A. S. Byatt has a new novel, The Children's Book, out in the U.K. (it will be published in the U.S. in October, I believe) and reading the reviews of it got me so anticipatory that the only thing to do was to reread Possession.
I remember I was halfway through Possession when I arrived on campus for my freshman year of college. I'd picked it up because I'd heard it was what Arcadia would be if it were a novel instead of a play, and I love love love Arcadia. Possession turned out to be a terrifically apt choice for my going-off-to-college book--and not only because it's the best book I know of for making libraries and research and scholarship seem sexy and exciting. More than that, as fate would have it, my freshman-year faculty advisor was a professor of English who specializes in mythology, fairy tales, and nineteenth-century British poetry. She reminds me of Professor Trelawney from Harry Potter, all draped tunics and amethyst jewelry and iron-gray hair, and says the most delightfully idiosyncratic things in her intimate whispery little voice. In short, she could be a character in Possession, and I was pleased that I could tell her so. (I meant it as a compliment, and fortunately she took it as one--even though the two American characters in Possession are quite obnoxious, aren't they?)
Rereading Possession, I think I found the academic satire more amusing than I did the first time, now that I'd actually spent four years on a liberal arts campus encountering the types of people and reading the types of literary criticism that Byatt parodies. Perhaps as a function of being more grown-up, I also had less difficulty with the poetry (even though I didn't actively study much poetry in college). During these intervening years, I also read Byatt's Frederica Potter Quartet and turned into a total fan--and now I can see repeated themes and motifs between the Quartet and Possession.
The Quartet might just be Byatt's most important work, and there is a lot of terrific stuff in it, but it can also be overwhelming--a huge cast of characters, multiple and weirdly intersecting plotlines, some baggy or boggy patches. Possession is overwhelming too, but for different reasons: it overwhelms with its passion and its precision. The plot is perfectly calibrated. It uses the old-fashioned forms of Romance and Quest and Pursuit, critiquing them in a postmodern way while exploiting their old-fashioned ability to get you emotionally invested in the story. Because the plot is so involving, I can sort of understand why they thought it was a good idea to make a movie out of it--but this is really a story that can only exist in its original medium. Half the fun of Possession is how it tells the story through written documents--letters and diaries and poems--not only through narration.
One of the (fictitious) Victorian poets in Possession, Randolph Henry Ash, is known for writing dramatic monologues--the way that Robert Browning did in real life. Therefore, Ash's biography is titled The Great Ventriloquist. But the joke is that Byatt, in Possession, is ventriloquizing to an even greater degree than Ash did--producing pastiches of all kinds.

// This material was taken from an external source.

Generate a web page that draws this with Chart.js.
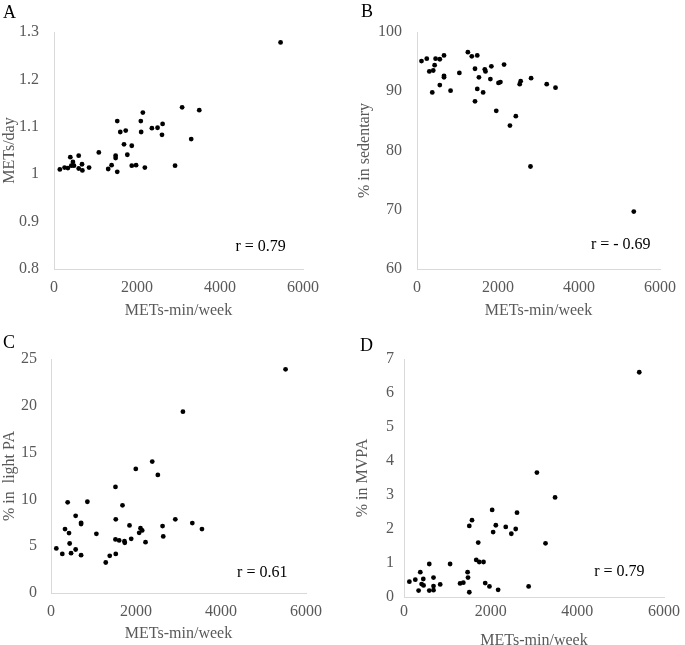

She writes in the voices of two very different Victorian poets, three very different Victorian female diarists, several contemporary academics and scholars. Not only that, but she writes pretty good dialogue for her modern characters; you can hear the differences in their voices, from spiteful Val to tremulous Beatrice Nest. (I don't think Mortimer Cropper sounds convincingly American, however.)
So, while I hate to evaluate a novel as though I were merely running down a checklist of the elements of fiction, I must say that Possession is a winner on every count. Plot? Check. Dialogue? Check. Characterization? Check. (Some of the characterizations are very broad, but they're amusing, and Byatt is especially wonderful at making the Victorian characters come to life.) Imagery? Check: the patterns of images and symbols are amazingly dense, and memorable. The atmosphere of the book--its green-and-golden quality--stuck with me even more than the events of the plot did! Significance? Check: as I said, this is a great novel for making you excited about the written word, and for exploring the personalities of cerebral, scholarly types. The complex philosophical passages about language, etc., fortunately arise out of the story and the (overeducated) characters, and fit into the overall scheme. Add in some bonus points because this is a story that would only work as a novel, and some more because it rewards rereading and contemplation, and you've got yourself a towering accomplishment. Though there will probably always be novels about literary sleuths, Possession seems to me like the apotheosis of the form; it is difficult to imagine anyone* working this terrain better than Byatt does.
*Unless indeed it is Stoppard, in Arcadia. But at any rate, that's a play, not a novel. And that's a post for another day.